Former South Bend-Riley High School basketball coach Mark Johnson sued South Bend Community Schools alleging race discrimination and disparate treatment, retaliation for complaining about the alleged discrimination, and negligent failure to supervise.

Johnson’s first two claims survived the school corporation’s motion to dismiss, with District Judge Philip P. Simon leaving the door open for Johnson to revise his negligent supervision claim.

According the Johnson’s complaint, he had been a coach at Riley for 15 years. Before the 2016-17 season began, principal Francois Bayingana made the unusual request that Johnson keep school board member Leslie Wesley’s son on the team, which he did. Both Bayingana and Wesley are African-American. Johnson’s suit alleges Wesley subsequently tried to interfere with his coaching authority and made negative comments about him.

“Johnson claims that Wesley went public with the complaints about him and his coaching. In particular, she went on Facebook and publicly accused him of hidden racism,” Simon wrote in an order Tuesday denying South Bend schools’ motion to dismiss the claims.

Wesley’s sister, Charan Richards, the head guidance counselor at Riley, “started to do Wesley’s bidding,” Simon wrote. “On February 12, 2017, Richards sent an email to Johnson, carbon copying Principal Bayingana and the athletic director, saying ‘Mark, from [South Bend] LaSalle to [South Bend] Riley you have done African American males (team players) wrong’ and ‘I’m on to you Mark’ … The message even had the whiff of a threat to it; Richards told Johnson that ‘I am watching you this year.’”

Johnson said he immediately reported the emails as harassment to the principal and athletic director, but neither the principal or SBCSC superintendent Kenneth Spells, who knew of the harassment allegations, investigated.

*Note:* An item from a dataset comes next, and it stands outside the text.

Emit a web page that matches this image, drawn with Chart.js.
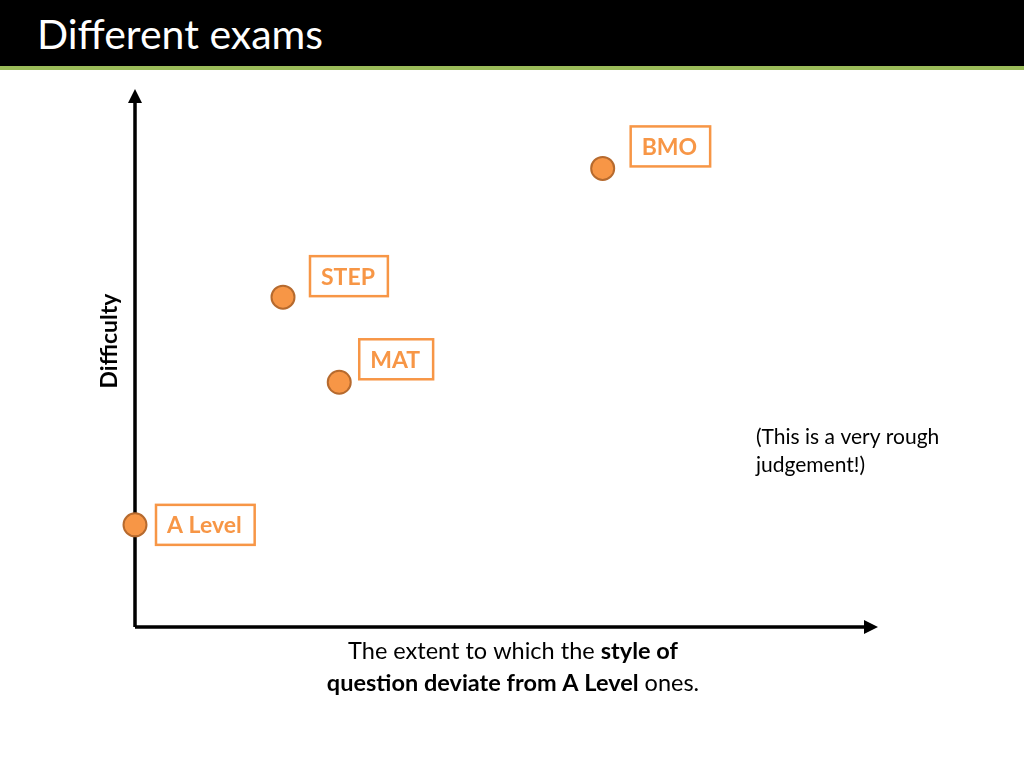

Considering “did not believe he had the support of his administration and he did not believe he could remain an effective teacher and coach since he is a Caucasian male in a school with a large minority student, teacher, and administrative population,” Johnson retired from his teaching and coaching position. His suit alleges that when he agreed to teach summer school, “following the June 5, 2017 school board meeting, Johnson was the only teacher not approved for summer school.”

In letting his discrimination claim survive the motion to dismiss, Simon wrote, “Johnson has pleaded sufficient factual detail to put SBCSC on notice of a plausible claim that he was constructively discharged, and the allegations do rise above the speculative level. I will concede that the factual allegations are a bit tepid at this point, but they are enough, if barely so, to get the case to discovery. And to the extent SBCSC argues that Johnson hasn’t said enough about how egregious his working

conditions were, I think that is something best left for summary judgment, after discovery has fleshed out all the facts of the case.”

South Bend schools have yet to reply to Johnson’s allegations in the suit, Mark Johnson v. South Bend Community Schools Corp., 3:17-cv-825.